Charts and diagrams as code:

* begin *

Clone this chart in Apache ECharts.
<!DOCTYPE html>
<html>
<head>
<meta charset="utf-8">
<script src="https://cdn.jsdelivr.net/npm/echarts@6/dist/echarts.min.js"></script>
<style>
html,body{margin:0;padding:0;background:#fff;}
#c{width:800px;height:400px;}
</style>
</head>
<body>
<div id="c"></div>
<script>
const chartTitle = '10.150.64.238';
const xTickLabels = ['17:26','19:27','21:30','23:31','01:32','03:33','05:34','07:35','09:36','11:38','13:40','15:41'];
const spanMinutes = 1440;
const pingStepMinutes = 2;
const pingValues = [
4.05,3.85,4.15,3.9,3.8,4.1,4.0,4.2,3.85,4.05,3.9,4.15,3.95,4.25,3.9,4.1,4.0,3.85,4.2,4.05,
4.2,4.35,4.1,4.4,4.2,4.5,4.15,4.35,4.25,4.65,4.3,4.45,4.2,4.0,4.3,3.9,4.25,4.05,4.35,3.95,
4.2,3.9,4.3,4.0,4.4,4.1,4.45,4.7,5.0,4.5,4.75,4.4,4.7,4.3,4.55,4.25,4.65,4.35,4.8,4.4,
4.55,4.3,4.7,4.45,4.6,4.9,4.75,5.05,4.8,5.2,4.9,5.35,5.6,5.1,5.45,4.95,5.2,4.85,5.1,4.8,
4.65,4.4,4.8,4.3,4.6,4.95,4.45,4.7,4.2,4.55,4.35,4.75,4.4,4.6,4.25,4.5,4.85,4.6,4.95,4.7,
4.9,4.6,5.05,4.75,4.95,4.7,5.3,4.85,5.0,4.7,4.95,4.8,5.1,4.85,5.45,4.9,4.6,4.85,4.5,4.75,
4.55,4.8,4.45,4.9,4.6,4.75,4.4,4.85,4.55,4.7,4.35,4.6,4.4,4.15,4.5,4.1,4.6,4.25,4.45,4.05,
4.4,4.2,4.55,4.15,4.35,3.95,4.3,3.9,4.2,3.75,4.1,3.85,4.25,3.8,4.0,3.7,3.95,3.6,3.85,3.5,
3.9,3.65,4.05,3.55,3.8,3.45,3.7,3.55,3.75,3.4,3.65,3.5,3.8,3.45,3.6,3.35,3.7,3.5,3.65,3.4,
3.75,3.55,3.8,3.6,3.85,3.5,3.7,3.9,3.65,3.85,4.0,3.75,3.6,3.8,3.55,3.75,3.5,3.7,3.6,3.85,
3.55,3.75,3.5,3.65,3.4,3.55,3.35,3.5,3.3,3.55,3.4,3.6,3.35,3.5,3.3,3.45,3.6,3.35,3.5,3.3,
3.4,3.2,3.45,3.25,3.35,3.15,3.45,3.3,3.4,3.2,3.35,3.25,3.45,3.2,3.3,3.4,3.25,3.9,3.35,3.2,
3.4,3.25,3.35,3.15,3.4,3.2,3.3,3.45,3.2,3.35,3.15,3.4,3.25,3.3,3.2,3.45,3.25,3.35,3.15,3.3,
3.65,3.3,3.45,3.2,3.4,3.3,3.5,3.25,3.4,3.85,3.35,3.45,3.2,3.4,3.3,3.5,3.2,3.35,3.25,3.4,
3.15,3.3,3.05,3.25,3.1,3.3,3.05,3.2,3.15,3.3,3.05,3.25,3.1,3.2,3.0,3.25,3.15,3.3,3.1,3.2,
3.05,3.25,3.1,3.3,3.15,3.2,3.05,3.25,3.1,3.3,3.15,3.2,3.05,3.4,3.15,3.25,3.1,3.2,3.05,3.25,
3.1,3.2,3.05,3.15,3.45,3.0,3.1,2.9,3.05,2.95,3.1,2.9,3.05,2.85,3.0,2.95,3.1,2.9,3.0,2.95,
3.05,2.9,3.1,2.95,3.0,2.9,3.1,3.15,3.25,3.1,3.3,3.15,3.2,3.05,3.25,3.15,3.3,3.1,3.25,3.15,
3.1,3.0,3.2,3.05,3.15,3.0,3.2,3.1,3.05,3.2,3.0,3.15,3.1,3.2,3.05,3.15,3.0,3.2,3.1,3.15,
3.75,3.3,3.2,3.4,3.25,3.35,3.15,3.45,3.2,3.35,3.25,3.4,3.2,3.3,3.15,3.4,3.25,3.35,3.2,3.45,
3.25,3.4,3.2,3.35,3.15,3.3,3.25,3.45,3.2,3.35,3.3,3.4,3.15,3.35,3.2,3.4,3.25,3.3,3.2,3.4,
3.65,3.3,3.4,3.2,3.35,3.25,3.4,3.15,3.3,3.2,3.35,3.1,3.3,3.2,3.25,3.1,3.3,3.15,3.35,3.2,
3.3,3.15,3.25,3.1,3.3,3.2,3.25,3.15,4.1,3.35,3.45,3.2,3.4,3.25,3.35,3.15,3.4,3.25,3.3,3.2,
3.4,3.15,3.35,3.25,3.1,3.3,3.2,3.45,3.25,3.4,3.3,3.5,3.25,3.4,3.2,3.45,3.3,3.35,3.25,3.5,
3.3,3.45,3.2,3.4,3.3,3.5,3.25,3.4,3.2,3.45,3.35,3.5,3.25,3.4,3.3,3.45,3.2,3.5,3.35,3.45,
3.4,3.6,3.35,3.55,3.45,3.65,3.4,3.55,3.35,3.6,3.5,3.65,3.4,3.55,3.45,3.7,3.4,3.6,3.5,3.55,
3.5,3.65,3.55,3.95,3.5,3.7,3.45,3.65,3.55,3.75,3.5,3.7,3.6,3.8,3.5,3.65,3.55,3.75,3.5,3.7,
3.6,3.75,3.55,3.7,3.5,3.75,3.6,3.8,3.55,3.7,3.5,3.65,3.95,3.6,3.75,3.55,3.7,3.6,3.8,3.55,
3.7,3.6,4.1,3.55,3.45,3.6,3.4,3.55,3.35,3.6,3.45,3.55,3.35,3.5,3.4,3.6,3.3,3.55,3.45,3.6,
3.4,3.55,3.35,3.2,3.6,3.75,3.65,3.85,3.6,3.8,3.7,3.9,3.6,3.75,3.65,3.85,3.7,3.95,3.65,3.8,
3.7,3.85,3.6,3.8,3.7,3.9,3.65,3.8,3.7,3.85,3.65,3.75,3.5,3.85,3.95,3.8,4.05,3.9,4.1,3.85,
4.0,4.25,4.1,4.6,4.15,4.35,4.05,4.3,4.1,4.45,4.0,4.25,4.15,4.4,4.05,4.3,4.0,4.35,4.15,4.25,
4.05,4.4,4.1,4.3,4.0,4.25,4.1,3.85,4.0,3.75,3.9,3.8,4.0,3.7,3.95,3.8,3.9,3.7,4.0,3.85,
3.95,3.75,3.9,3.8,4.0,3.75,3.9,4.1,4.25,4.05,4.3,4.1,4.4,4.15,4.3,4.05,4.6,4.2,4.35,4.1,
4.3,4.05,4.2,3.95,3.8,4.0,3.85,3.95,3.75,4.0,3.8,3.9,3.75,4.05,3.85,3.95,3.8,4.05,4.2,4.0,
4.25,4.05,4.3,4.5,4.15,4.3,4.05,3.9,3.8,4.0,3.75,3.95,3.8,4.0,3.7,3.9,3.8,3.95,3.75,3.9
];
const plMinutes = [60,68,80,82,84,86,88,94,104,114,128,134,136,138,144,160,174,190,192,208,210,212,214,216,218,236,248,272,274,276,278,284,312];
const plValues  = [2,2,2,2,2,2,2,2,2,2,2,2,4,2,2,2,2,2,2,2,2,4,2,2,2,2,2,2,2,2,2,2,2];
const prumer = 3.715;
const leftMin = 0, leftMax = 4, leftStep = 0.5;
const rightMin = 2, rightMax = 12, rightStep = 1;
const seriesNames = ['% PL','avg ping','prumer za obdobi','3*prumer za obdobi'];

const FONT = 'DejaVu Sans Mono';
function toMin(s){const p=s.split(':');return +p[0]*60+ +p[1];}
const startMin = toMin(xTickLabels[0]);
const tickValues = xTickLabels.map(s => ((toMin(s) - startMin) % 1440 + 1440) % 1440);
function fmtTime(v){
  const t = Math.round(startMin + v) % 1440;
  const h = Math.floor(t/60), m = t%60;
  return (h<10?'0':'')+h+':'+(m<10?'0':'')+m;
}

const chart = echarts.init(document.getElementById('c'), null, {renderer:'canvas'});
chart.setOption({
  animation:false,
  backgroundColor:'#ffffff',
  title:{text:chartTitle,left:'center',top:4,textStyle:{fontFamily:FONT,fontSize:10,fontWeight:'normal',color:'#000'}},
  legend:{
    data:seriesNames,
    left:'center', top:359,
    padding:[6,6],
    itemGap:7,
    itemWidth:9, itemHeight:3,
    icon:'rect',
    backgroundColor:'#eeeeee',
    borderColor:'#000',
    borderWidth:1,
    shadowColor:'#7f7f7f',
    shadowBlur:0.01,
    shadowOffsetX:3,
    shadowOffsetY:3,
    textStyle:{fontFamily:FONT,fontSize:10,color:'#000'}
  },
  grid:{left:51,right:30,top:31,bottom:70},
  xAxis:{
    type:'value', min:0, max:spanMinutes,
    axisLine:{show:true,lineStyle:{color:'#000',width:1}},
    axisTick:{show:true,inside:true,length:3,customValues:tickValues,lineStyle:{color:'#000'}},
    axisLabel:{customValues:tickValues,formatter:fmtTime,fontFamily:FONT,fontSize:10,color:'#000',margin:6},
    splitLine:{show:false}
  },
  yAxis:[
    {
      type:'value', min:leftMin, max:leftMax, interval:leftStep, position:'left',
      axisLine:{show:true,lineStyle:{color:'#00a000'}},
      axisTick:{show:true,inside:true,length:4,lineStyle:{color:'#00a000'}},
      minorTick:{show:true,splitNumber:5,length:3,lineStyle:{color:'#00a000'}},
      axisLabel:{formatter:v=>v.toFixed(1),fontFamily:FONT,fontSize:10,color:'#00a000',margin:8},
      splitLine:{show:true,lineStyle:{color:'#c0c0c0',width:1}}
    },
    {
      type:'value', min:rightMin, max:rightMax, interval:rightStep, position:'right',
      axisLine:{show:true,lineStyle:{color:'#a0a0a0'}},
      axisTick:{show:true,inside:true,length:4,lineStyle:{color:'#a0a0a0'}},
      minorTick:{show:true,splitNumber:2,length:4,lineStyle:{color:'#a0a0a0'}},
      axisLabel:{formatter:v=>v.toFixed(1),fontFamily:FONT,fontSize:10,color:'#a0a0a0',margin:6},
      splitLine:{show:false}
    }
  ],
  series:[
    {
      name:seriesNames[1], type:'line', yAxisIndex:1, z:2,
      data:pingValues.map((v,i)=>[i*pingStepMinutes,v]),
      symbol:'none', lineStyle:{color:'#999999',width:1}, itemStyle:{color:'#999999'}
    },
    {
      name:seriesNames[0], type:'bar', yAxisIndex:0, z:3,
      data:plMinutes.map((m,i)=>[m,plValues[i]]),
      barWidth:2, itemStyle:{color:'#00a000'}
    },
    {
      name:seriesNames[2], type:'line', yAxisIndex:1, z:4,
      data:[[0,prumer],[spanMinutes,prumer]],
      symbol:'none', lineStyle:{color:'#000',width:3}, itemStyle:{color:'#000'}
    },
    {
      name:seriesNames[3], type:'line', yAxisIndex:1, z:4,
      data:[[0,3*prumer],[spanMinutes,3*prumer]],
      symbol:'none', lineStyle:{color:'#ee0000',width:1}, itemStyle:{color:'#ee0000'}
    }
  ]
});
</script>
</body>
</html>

* end *
* begin *

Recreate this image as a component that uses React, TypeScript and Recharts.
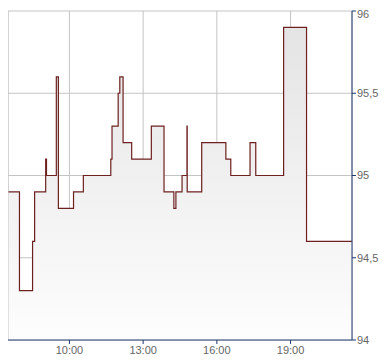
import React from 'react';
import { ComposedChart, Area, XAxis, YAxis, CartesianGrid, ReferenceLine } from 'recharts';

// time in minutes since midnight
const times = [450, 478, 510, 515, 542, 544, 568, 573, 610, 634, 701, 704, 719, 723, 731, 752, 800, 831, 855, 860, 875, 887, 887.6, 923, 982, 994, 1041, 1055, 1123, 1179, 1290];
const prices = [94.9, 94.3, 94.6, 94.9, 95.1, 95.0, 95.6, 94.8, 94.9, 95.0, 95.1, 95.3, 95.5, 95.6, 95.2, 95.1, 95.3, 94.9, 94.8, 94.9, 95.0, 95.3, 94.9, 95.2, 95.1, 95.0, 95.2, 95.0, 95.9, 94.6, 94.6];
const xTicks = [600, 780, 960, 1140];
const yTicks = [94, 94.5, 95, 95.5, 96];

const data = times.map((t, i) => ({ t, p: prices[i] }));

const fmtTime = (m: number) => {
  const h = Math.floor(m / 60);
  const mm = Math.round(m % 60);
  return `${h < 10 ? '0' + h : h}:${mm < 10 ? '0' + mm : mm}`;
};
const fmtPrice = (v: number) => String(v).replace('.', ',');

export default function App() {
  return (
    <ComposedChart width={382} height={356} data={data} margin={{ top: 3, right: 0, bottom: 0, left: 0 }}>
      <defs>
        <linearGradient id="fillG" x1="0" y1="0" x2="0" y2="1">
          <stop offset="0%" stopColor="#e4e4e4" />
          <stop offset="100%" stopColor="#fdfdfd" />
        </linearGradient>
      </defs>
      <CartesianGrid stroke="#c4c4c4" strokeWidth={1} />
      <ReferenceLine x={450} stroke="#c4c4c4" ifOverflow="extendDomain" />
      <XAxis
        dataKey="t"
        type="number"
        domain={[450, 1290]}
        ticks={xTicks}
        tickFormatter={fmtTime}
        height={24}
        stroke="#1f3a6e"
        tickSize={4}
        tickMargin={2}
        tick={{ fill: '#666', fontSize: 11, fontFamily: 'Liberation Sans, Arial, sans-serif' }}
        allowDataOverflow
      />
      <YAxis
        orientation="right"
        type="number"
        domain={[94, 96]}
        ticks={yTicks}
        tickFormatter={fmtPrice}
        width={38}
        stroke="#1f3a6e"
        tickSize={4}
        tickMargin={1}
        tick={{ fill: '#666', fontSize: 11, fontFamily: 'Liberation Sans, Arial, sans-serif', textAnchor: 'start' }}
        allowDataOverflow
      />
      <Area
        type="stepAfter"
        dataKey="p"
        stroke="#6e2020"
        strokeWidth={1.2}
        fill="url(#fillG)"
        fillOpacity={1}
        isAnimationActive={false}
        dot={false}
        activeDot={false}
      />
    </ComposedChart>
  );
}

* end *

▶ [What the task asks]
Go to the line containing "Recreate this image" and copy exactly from there through the line containing "const fmtPrice = (v: number)", both included, and nothing more. Pictures are excluded.

▶ [Exercise output]
Recreate this image as a component that uses React, TypeScript and Recharts.
import React from 'react';
import { ComposedChart, Area, XAxis, YAxis, CartesianGrid, ReferenceLine } from 'recharts';

// time in minutes since midnight
const times = [450, 478, 510, 515, 542, 544, 568, 573, 610, 634, 701, 704, 719, 723, 731, 752, 800, 831, 855, 860, 875, 887, 887.6, 923, 982, 994, 1041, 1055, 1123, 1179, 1290];
const prices = [94.9, 94.3, 94.6, 94.9, 95.1, 95.0, 95.6, 94.8, 94.9, 95.0, 95.1, 95.3, 95.5, 95.6, 95.2, 95.1, 95.3, 94.9, 94.8, 94.9, 95.0, 95.3, 94.9, 95.2, 95.1, 95.0, 95.2, 95.0, 95.9, 94.6, 94.6];
const xTicks = [600, 780, 960, 1140];
const yTicks = [94, 94.5, 95, 95.5, 96];

const data = times.map((t, i) => ({ t, p: prices[i] }));

const fmtTime = (m: number) => {
  const h = Math.floor(m / 60);
  const mm = Math.round(m % 60);
  return `${h < 10 ? '0' + h : h}:${mm < 10 ? '0' + mm : mm}`;
};
const fmtPrice = (v: number) => String(v).replace('.', ',');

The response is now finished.